ホラー映画の金字塔『ゾンビ』には“幻のバージョン”があった!
日本公開から40周年──「米国劇場公開版」「ダリオ・アルジェント監修版」
「ディレクターズカット版」とも異なる「第4のバージョン」=日本劇場初公開版がついに蘇る!
それは惑星の爆発と共に始まり、エンディングは唐突にブチ切れた。
90年代以降は劇場で上映されることがなかったばかりか、過去に一度もソフト化されたことがない、文字通り“幻のバージョン”である「日本初公開版」。今回、海外の権利元との粘り強い交渉により、その復刻・再現の許諾を特別に得ることができた。
公式サイト:https://www.zombie-40th.com/
ジョージ・A・ロメロ監督の「ゾンビ」の影響下の作品例(亜流・便乗)
フランス発のゴア・ゾンビ映画『殺戮謝肉祭/屍肉の晩餐』(1978年)

『殺戮謝肉祭/屍肉の晩餐』(原題:LES RAISINS DE LA MORT/THE GRAPES OF DEATH)は、1978年のフランスのカルト的な監督ジャン・ローランのゾンビ・ホラー映画。フランス初のスプラッター映画であると言われている。手斧による生首切断(切株)、ピッチフォークによる胴体串刺しなどの残酷描写が描かれる。残酷描写の度に、美女のおっぱいを露出するお色気サービスも充実している点が画期的。

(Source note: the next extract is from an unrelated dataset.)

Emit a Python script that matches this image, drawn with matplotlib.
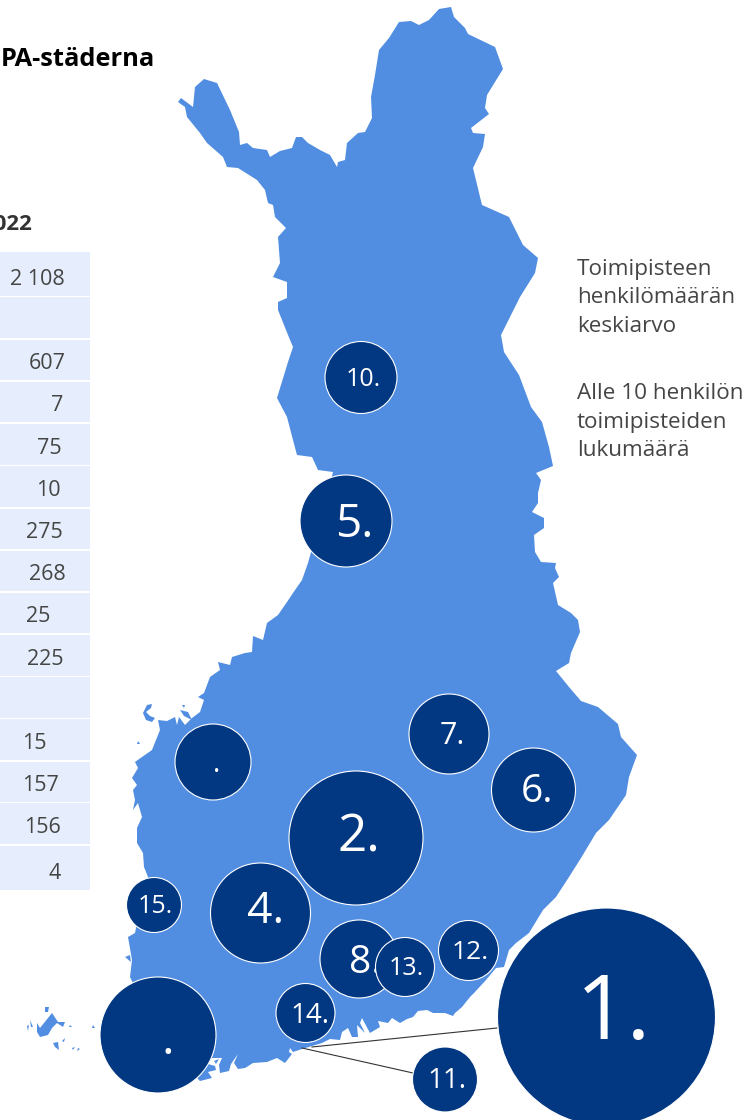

全欧で上映禁止処置を受けたスプラッター・ノワール。恋人を訪ねるためエリザベスが乗った列車内で、同席した男性客が突然ゾンビと化した。逃げ出した彼女は、汚染されたワインでゾンビ化した人々が跋扈する、呪われた迷宮地帯へ迷い込む…。
ゾンビ3(1980年)

ゾンビ3(原題:Le Notti del terrore / Nights of Terror)は、1980年のイタリアのゾンビ映画。エロティックな要素も満載の残酷ゾンビ映画。最後に母親の乳首を噛みきるマザコン息子のマイケルがエキセントリックなキャラクターで大人気。
考古学者がある古文書を解読したために封印が解かれ、ゾンビ軍団が地獄の門から続々と蘇った!ヤツらは次々と人間を襲い、喰いついていく…。『サンゲリア』の特殊メイクアーチスト、J・デ・ロッシが生み出した、残酷で不気味なゾンビ軍団は必見。

ゾンビ3に登場するゾンビの造形は、腐敗し半ミイラ化した「サンゲリア」に倣ったもの。中盤の見せ場は、ゾンビが投げた楔によって腕を固定されたメイドが大きな鎌で首を切り落とされる切株シーン。
ピーター・バークが演じる少年マイケルは、「んママァ〜? んママァ〜?」と繰り返ししつこく未亡人の母親につきまとい、恋人とイチャつく母親の寝室までストーカーするほどのエキセントリックなマザコン息子。マイケルは、攻防の末にゾンビに殺され自らもゾンビになってしまう。
「お母さん!」「私のマイケル!」

終盤に感動の再会となる。息子が生き返ったんだと思い込んだ現実逃避の母親は、マイケルに思うがままに乳首を吸わせる。息子に乳首を吸われて感じている母親の顔が、突如、苦悶した顔に豹変する。人喰いゾンビに変貌している息子マイケルが、乳首を激しくかじり、とうとう乳首を食いちぎってしまう。変態マザコン息子のマイケルの魅力も合わさって、この伝説の乳首食いちぎりシーンは、語り草になっている。
救いのないラスト。最後まで生き残った二人も、もう助からないだろうという絶望的なラストシーンで物語は終了する。